As pessoas que saíam da igreja formavam alas, a partir da porta. E eis que surge Zezé, paramentado de D. Qualquer Coisa: manto de cetim vermelho e coroa de latão. Sorria, mostrando quinhentos dentes. Com as mãos enluvadas, segurava o cetro, que tinha a forma daquela pombinha branca, simbolizando o Espírito Santo e, ao mesmo tempo, reafirmando seu poder monárquico.



Houve foguetório, vivas e revivas, quando o cortejo iniciou seu desfile real.



Ao nos ver, no meio do povo, batendo palmas e rindo, acho que o imperador ficou meio sem jeito, sem saber onde esconder as luvas brancas e a pombinha que segurava.



Nisso, chega caminhão Skol, cheio de enormes caixas de isopor. O cortejo logo se desfaz em filas, para beber espuma em copinho de plástico. Chega também carroça, trazendo dois ou três barris de madeira enegrecida. Logo se instala uma torneira e nova fila se forma.



Pensei: é muita cachaça. Para embriagar aquela fila e mais outra e outra, bastaria meio barril.



Quanto à fila da cerveja, esta continuava crescendo. Muitas pessoas já bebiam em canecas, tulipas e jarras que, certamente, foram buscar em  casa.

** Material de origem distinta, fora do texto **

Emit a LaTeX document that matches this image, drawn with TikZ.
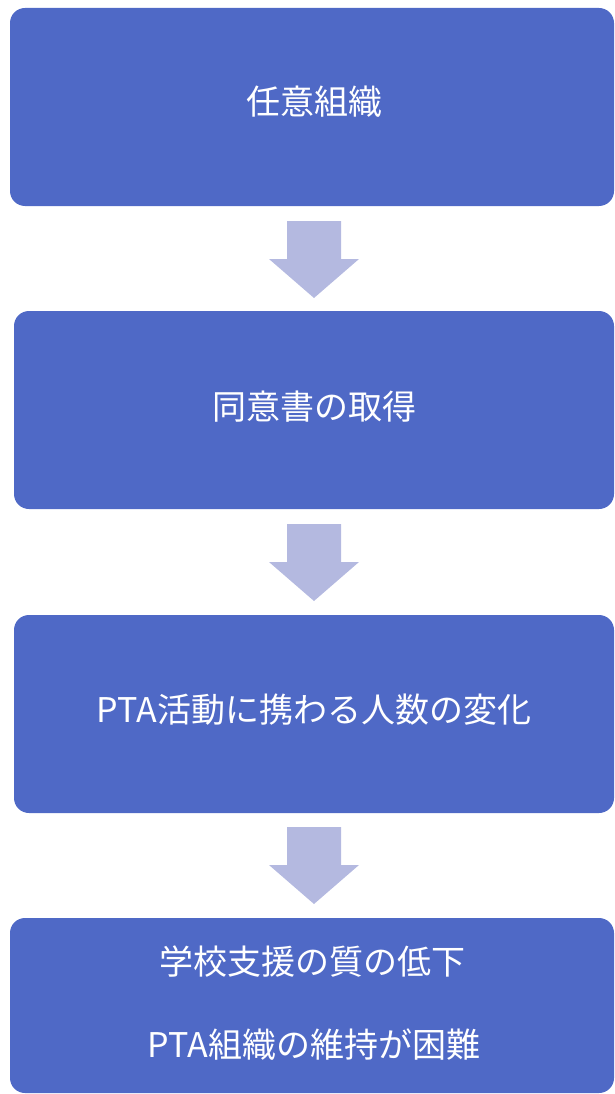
\documentclass[tikz,border=0pt]{standalone}
\usepackage{fontspec}
\setmainfont{Noto Sans CJK JP}
\definecolor{boxblue}{HTML}{4F69C6}
\definecolor{arrowblue}{HTML}{B4B9E0}
\begin{document}
\begin{tikzpicture}[x=1pt,y=-1pt,
  flowbox/.style={fill=boxblue, draw=none, rounded corners=15pt},
  boxtext/.style={text=white, font=\fontsize{34}{40}\selectfont, inner sep=0pt},
  downarrow/.style={fill=arrowblue, draw=none}]
\useasboundingbox (0,0) rectangle (615,1094);
% boxes
\path[flowbox] (10,8) rectangle (614,206);
\path[flowbox] (14,311) rectangle (614,509);
\path[flowbox] (14,615) rectangle (614,813);
\path[flowbox] (10,918) rectangle (614,1093);
% texts
\node[boxtext] (t1) at (314,102) {任意組織};
\node[boxtext] (t2) at (314,407) {同意書の取得};
\node[boxtext] (t3) at (314,710) {PTA活動に携わる人数の変化};
\node[boxtext] (t4a) at (312,962) {学校支援の質の低下};
\node[boxtext] (t4b) at (314,1045) {PTA組織の維持が困難};
% arrows
\foreach \y in {0,303,606}{
  \path[downarrow] (287,221+\y) -- (341,221+\y) -- (341,259+\y) -- (359,259+\y)
    -- (314,298+\y) -- (269,259+\y) -- (287,259+\y) -- cycle;
}
\end{tikzpicture}
\end{document}
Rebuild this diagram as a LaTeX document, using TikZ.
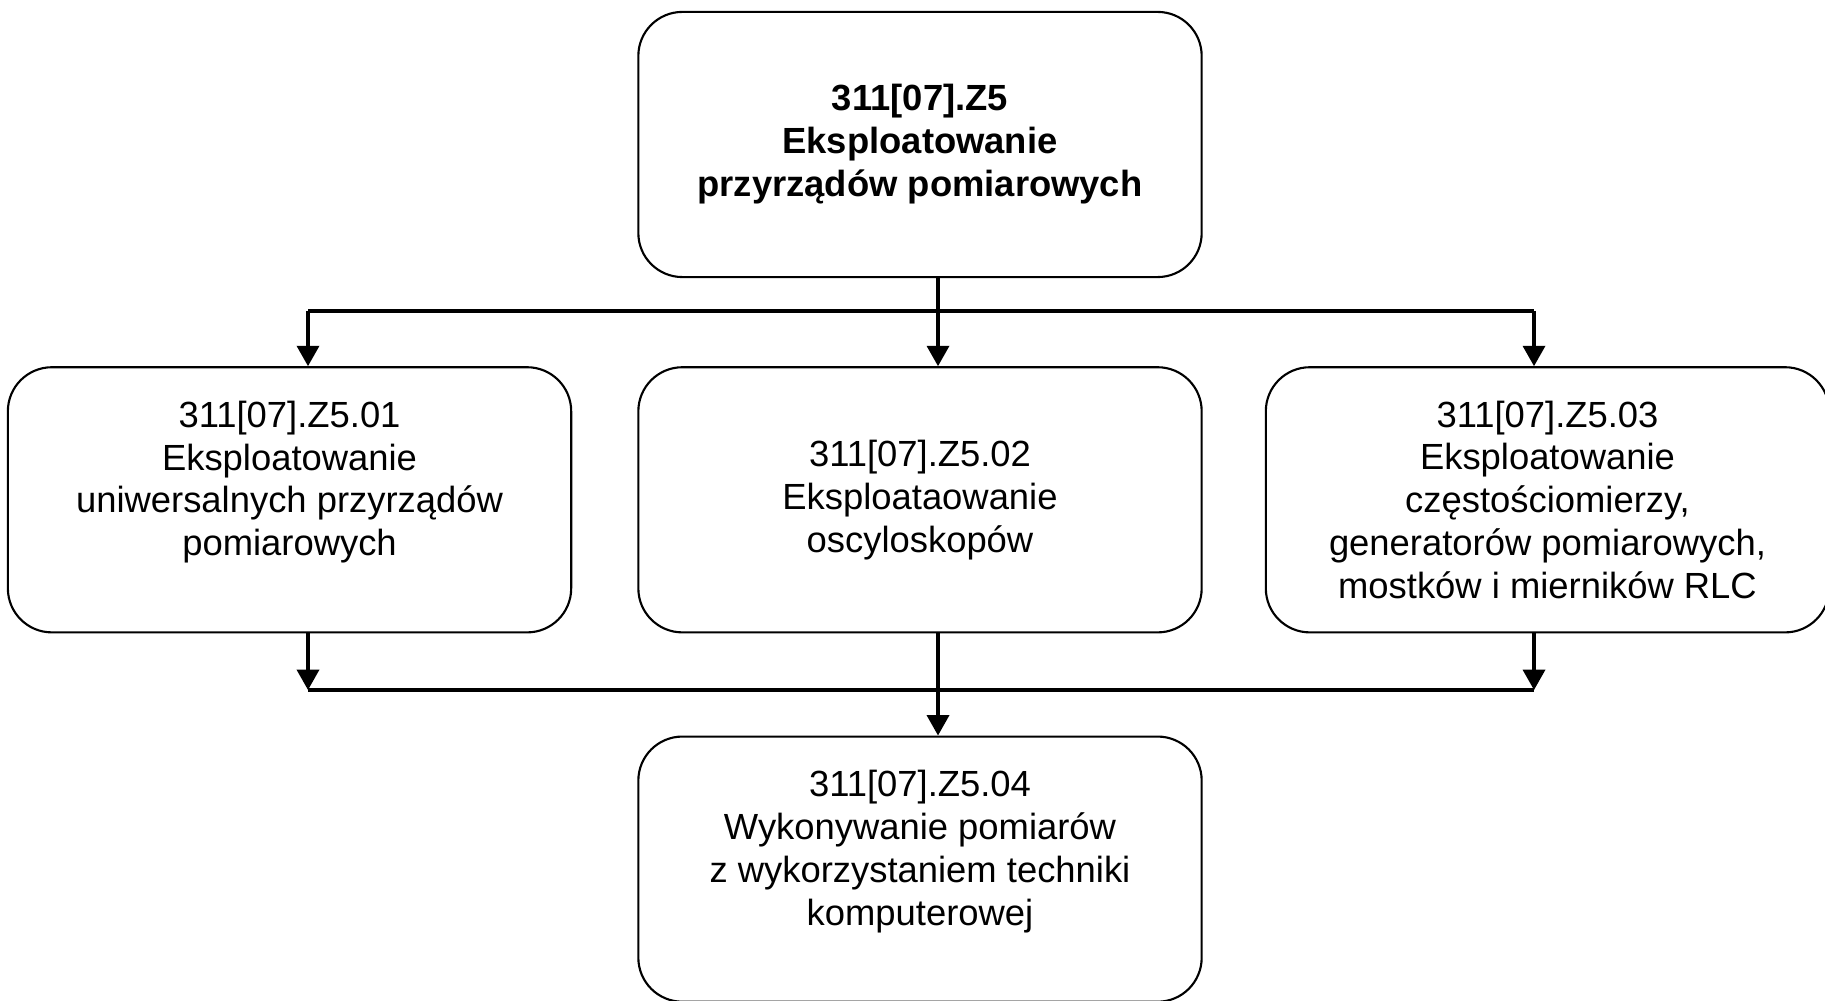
\documentclass[tikz,border=0pt]{standalone}
\usepackage{fontspec}
\setmainfont{Liberation Sans}
\usetikzlibrary{arrows.meta,positioning}
\tikzstyle{modul} = [draw, line width=0.6pt, rounded corners=0.44cm, minimum width=5.63cm, minimum height=2.65cm, inner sep=0pt, align=center, font=\fontsize{10.35}{12.2}\selectfont]
\tikzstyle{link} = [draw, line width=0.9pt, -{Triangle[length=5.8pt,width=6.3pt]}]

\begin{document}
\begin{tikzpicture}[x=0.01cm,y=-0.01cm]
        \useasboundingbox (0,0) rectangle (1825,1001);
        \node[modul, font=\fontsize{10.35}{12.2}\selectfont\bfseries] (z5) at (920,144.5) {311[07].Z5\\Eksploatowanie\\przyrządów pomiarowych};
        \node[modul, below=0.88cm of z5] (z502) {311[07].Z5.02\\Eksploataowanie\\oscyloskopów};
        \node[modul, left=0.65cm of z502] (z501) {311[07].Z5.01\\Eksploatowanie\\uniwersalnych przyrządów\\pomiarowych\\~};
        \node[modul, right=0.62cm of z502] (z503) {311[07].Z5.03\\Eksploatowanie\\częstościomierzy,\\generatorów pomiarowych,\\mostków i mierników RLC};
        \node[modul, below=1.02cm of z502] (z504) {311[07].Z5.04\\Wykonywanie pomiarów\\z wykorzystaniem techniki\\komputerowej\\~};

        % rozgalezienie
        \coordinate (a1) at (308,311);
        \coordinate (a2) at (938,311);
        \coordinate (a3) at (1534,311);
        \draw[line width=0.9pt] (a2 |- z5.south) -- (a2);
        \draw[line width=0.9pt] (a1) -- (a3);
        \draw[link] (a1) -- (a1 |- z501.north);
        \draw[link] (a2) -- (a2 |- z502.north);
        \draw[link] (a3) -- (a3 |- z503.north);

        % zbieranie
        \coordinate (b1) at (308,690);
        \coordinate (b3) at (1534,690);
        \draw[link] (b1 |- z501.south) -- (b1);
        \draw[link] (b3 |- z503.south) -- (b3);
        \draw[line width=1.15pt] (b1) -- (b3);
        \draw[link] (a2 |- z502.south) -- (a2 |- z504.north);
\end{tikzpicture}
\end{document}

Pensei outra vez: se não derem de comer a esses beberrões, o vilarejo serrano, antes do fim da festa, vai passar de Bagdá.



Fomos para a casa do festeiro, que nos esperava, sorridente e livre da fantasia de rei. Serviram-nos cerveja gelada e um uisquinho maneiro.



À tardinha, quando voltávamos para casa, forrós rolavam soltos, na poeira.



Último pensamento: apesar do grande número de automóveis e da exótica presença de helicóptero pousado em lote vago, eu acabara de participar de autêntica festa roceira. Festa de alegria, festa dos que são simples e têm o coração puro.



P.S.: Este arremedo de crônica quis relembrar José Bicalho Noronha, que morreu, faz pouco tempo, em acidente estúpido. Quis, ainda, recordar Geraldo Durães Veloso, o sogrão que, faz muitos anos, mora na eternidade  mas  habita meu coração.